Edited by B. Mak Arvin and Byron Lew
Chapter 5: Samaritan’s dilemma, time-inconsistency and foreign aid: a review of theoretical models
The issue of foreign aid as a tool of development has been highly controversial. One view is that foreign aid can play a very important role in spurring development and reducing poverty in poor countries (Stern, 2002; Stiglitz, 2002; Sachs et al., 2004). The second view is that foreign aid has been harmful to poor countries as it reduces their incentives to mobilize their own resources and develop and adopt good policies and institutions and has led to aid-dependency (Bauer, 1972). Aid is largely wasted on unproductive expenditures and at best it has little effect on the economy of recipient countries (Easterly, 2003).

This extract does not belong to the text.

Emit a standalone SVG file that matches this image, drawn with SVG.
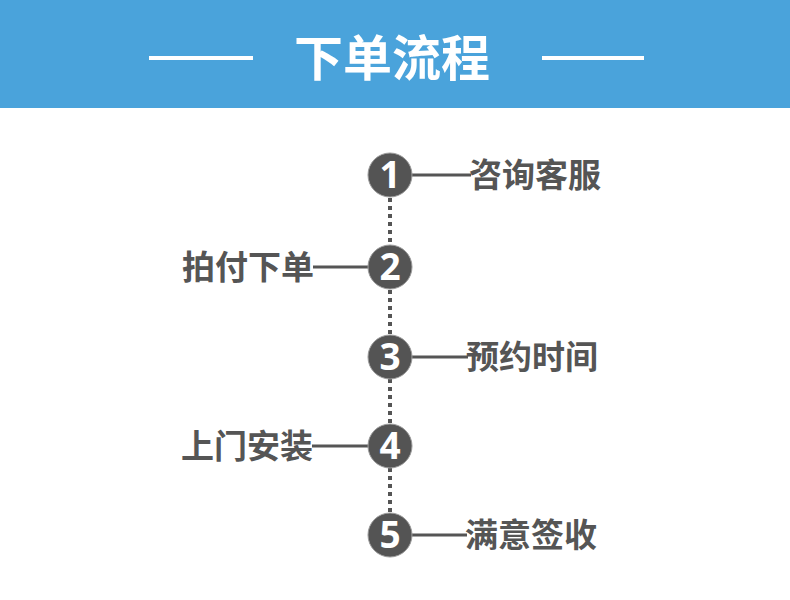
<svg xmlns="http://www.w3.org/2000/svg" width="790" height="600" viewBox="0 0 790 600">
<style>
.title{font-family:"Noto Sans CJK SC","Noto Sans",sans-serif;font-weight:700;font-size:49px;fill:#ffffff}
.lbl{font-family:"Noto Sans CJK SC","Noto Sans",sans-serif;font-weight:700;font-size:33px;fill:#555555}
.num{font-family:"Noto Sans","Liberation Sans",sans-serif;font-weight:700;font-size:37px;fill:#ffffff;text-anchor:middle}
.circ{fill:#545454;stroke:#9a9a9a;stroke-width:1}
.conn{stroke:#555555;stroke-width:3;fill:none}
.dot{stroke:#555555;stroke-width:4;stroke-dasharray:4 4;fill:none}
</style>
<rect x="0" y="0" width="790" height="600" fill="#ffffff"/>
<g id="header">
<rect x="0" y="0" width="790" height="108" fill="#4aa3db"/>
<rect x="149" y="56" width="104" height="4" fill="#ffffff"/>
<rect x="542" y="56" width="102" height="4" fill="#ffffff"/>
<text class="title" x="392" y="76" text-anchor="middle">下单流程</text>
</g>
<g id="connectors">
<line class="dot" x1="390" y1="198" x2="390" y2="245"/>
<line class="dot" x1="390" y1="290" x2="390" y2="335"/>
<line class="dot" x1="390" y1="379" x2="390" y2="424"/>
<line class="dot" x1="390" y1="468" x2="390" y2="513"/>
<line class="conn" x1="412" y1="175" x2="471" y2="175"/>
<line class="conn" x1="313" y1="267" x2="368" y2="267"/>
<line class="conn" x1="412" y1="357" x2="468" y2="357"/>
<line class="conn" x1="312" y1="446" x2="368" y2="446"/>
<line class="conn" x1="412" y1="535" x2="467" y2="535"/>
</g>
<g id="step1">
<circle class="circ" cx="390" cy="175" r="22"/>
<text class="num" x="390" y="188">1</text>
<text class="lbl" x="469" y="187">咨询客服</text>
</g>
<g id="step2">
<circle class="circ" cx="390" cy="267" r="22"/>
<text class="num" x="390" y="280">2</text>
<text class="lbl" x="314" y="279" text-anchor="end">拍付下单</text>
</g>
<g id="step3">
<circle class="circ" cx="390" cy="357" r="22"/>
<text class="num" x="390" y="370">3</text>
<text class="lbl" x="466" y="369">预约时间</text>
</g>
<g id="step4">
<circle class="circ" cx="390" cy="446" r="22"/>
<text class="num" x="390" y="459">4</text>
<text class="lbl" x="313" y="458" text-anchor="end">上门安装</text>
</g>
<g id="step5">
<circle class="circ" cx="390" cy="535" r="22"/>
<text class="num" x="390" y="548">5</text>
<text class="lbl" x="465" y="547">满意签收</text>
</g>
</svg>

The third view is that effectiveness of aid depends on the policy and institutional environment of the recipient countries. It is effective only in countries with good policy and institutional environment (Burnside and Dollar, 2000). Empirical studies provide a mixed evidence with regard to the effectiveness of foreign aid in achieving its stated goals. Some studies find that it has a significant positive effect on the growth of recipient countries with good policy environment (for example, Burnside and Dollar, 2000; Collier and Dollar, 2002). Other studies find that it has an insignificant effect on growth (Boone, 1996; Hansen and Tarp, 2001; Easterly, 2003; Rajan and Subramanian, 2008).